Dive Brief:
- Rep. Debbie Dingell, D-MI, introduced legislation last week to create a National Climate Bank that would leverage public funding to finance and support clean energy projects around the country. The bank would be funded with $35 billion over six years, with the aim of mobilizing up to $1 trillion in private investment.
- The bank would be set up as an independent, nonprofit body to provide capital and technical assistance to clean energy projects, or to provide financing to smaller state- and regional-level climate banks.
- Dingell’s bill has three Democratic cosponsors: Reps. Paul Tonko, D-NY; Lisa Blunt Rochester, D-DE; and Cindy Axne, D-IA. A companion bill from Sens. Ed Markey, D-MA, and Chris Van Hollen, D-MD, has been introduced in the Senate.
Dive Insight:
The high up-front cost of clean energy projects has proven to be a barrier to cities and states trying to move away from fossil fuels. The National Climate Bank would not only offer seed money for those types of projects, but would be staffed by people with technical expertise in clean energy and who could navigate the sometimes complex financing mechanisms.
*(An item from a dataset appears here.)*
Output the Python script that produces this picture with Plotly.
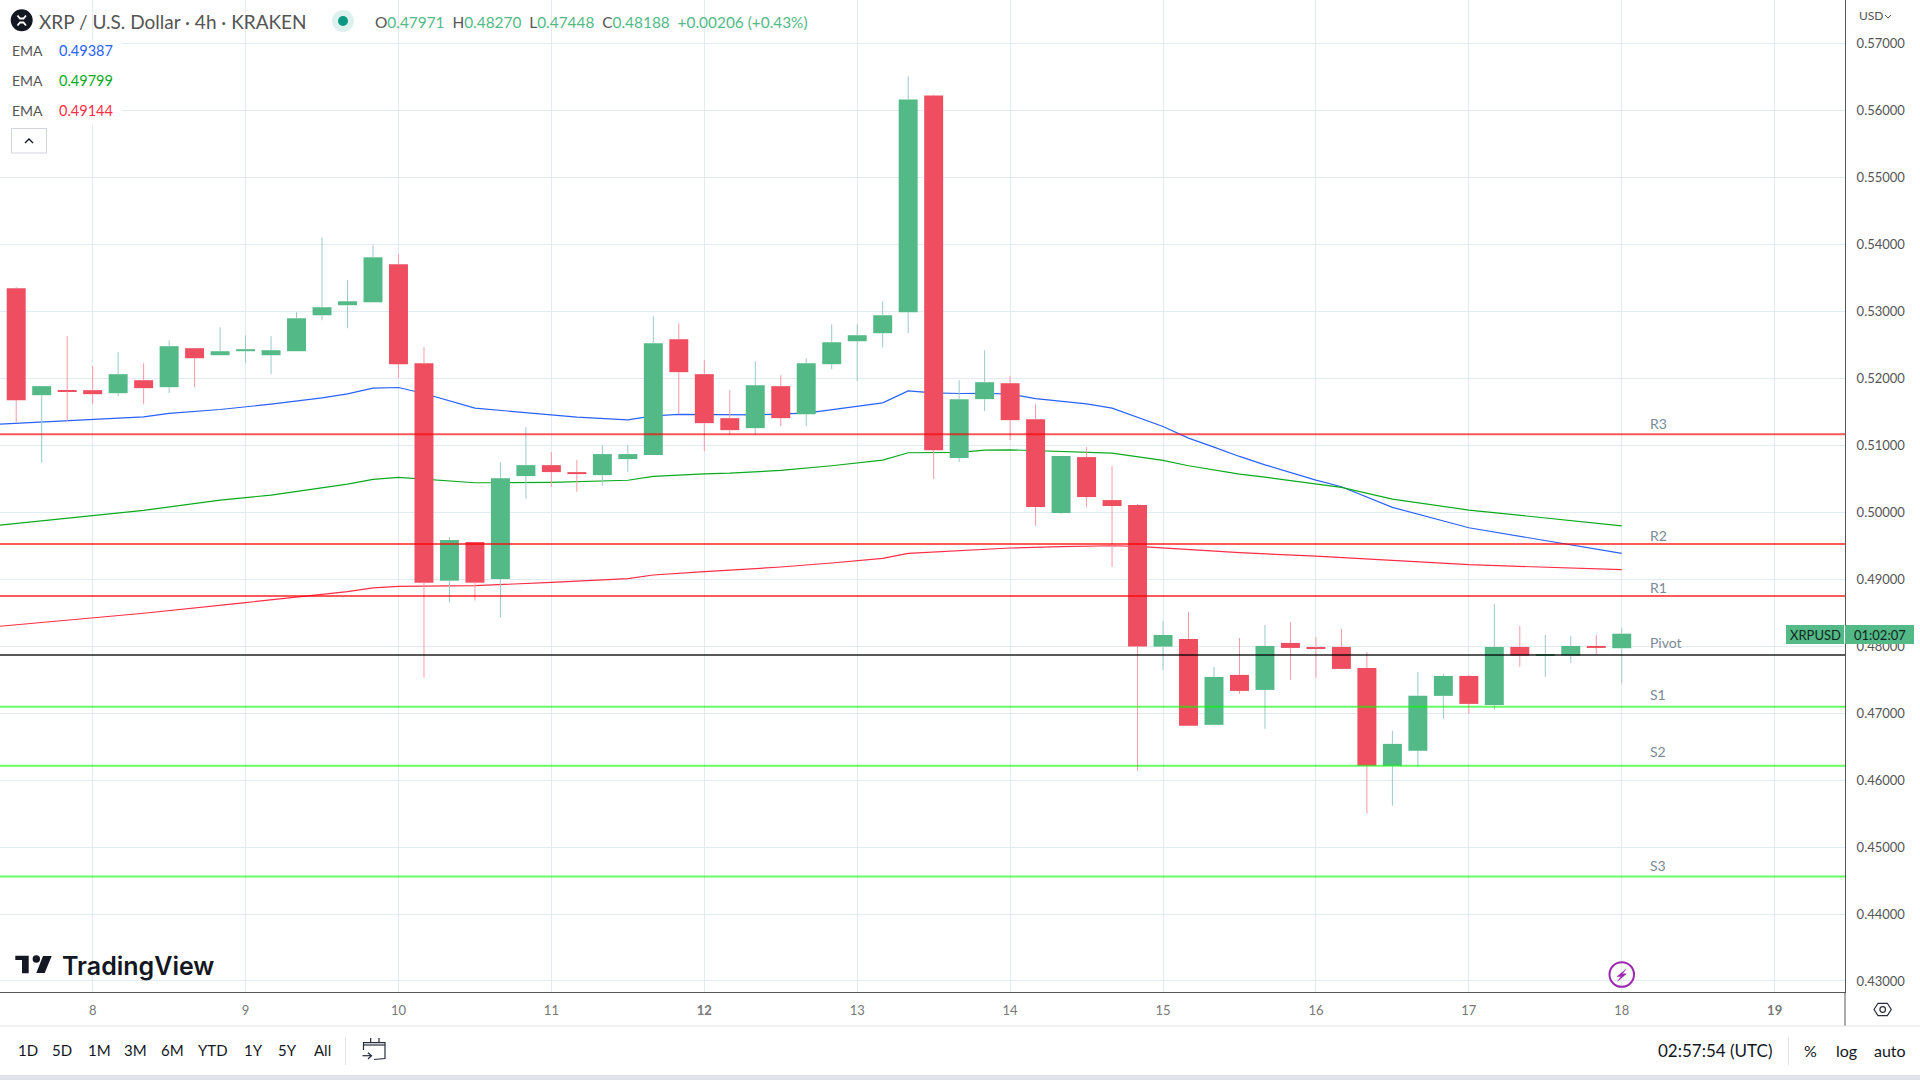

A September report from the New York-based Coalition for Green Capital (CGC) found that a bank along the lines of Dingell’s proposal could mobilize up to $1 trillion of investment over 30 years.
Fourteen states including Michigan, New York and Hawaii already have banks, and some cities and counties have explored their own. Washington, DC, for example, approved one in 2018 and Baltimore's Climate Access Fund seeks to help low-income and minority residents access more expensive solar energy. The smaller banks can help target investment in certain communities that need it, but the national bank would help mobilize investment on the necessary scale — and faster than the private sector could, CGC Executive Director Jeffrey Schub told Smart Cities Dive.
"This is a critical piece of any sort of comprehensive climate policy. This is what an implementation tool looks like," he said. "The private markets might figure this out in time, but because time is a factor, you have to put your foot on the gas."
Although Dingell’s bill is unlikely to become law under the Trump administration, it does raise the profile of the climate bank ideas. As more states and localities have explored banks, presidential campaigns have also gotten behind the idea. Candidates like Pete Buttigieg and Julian Castro have put banks in their climate plans, and it’s likely that any future climate package could include such a financing tool.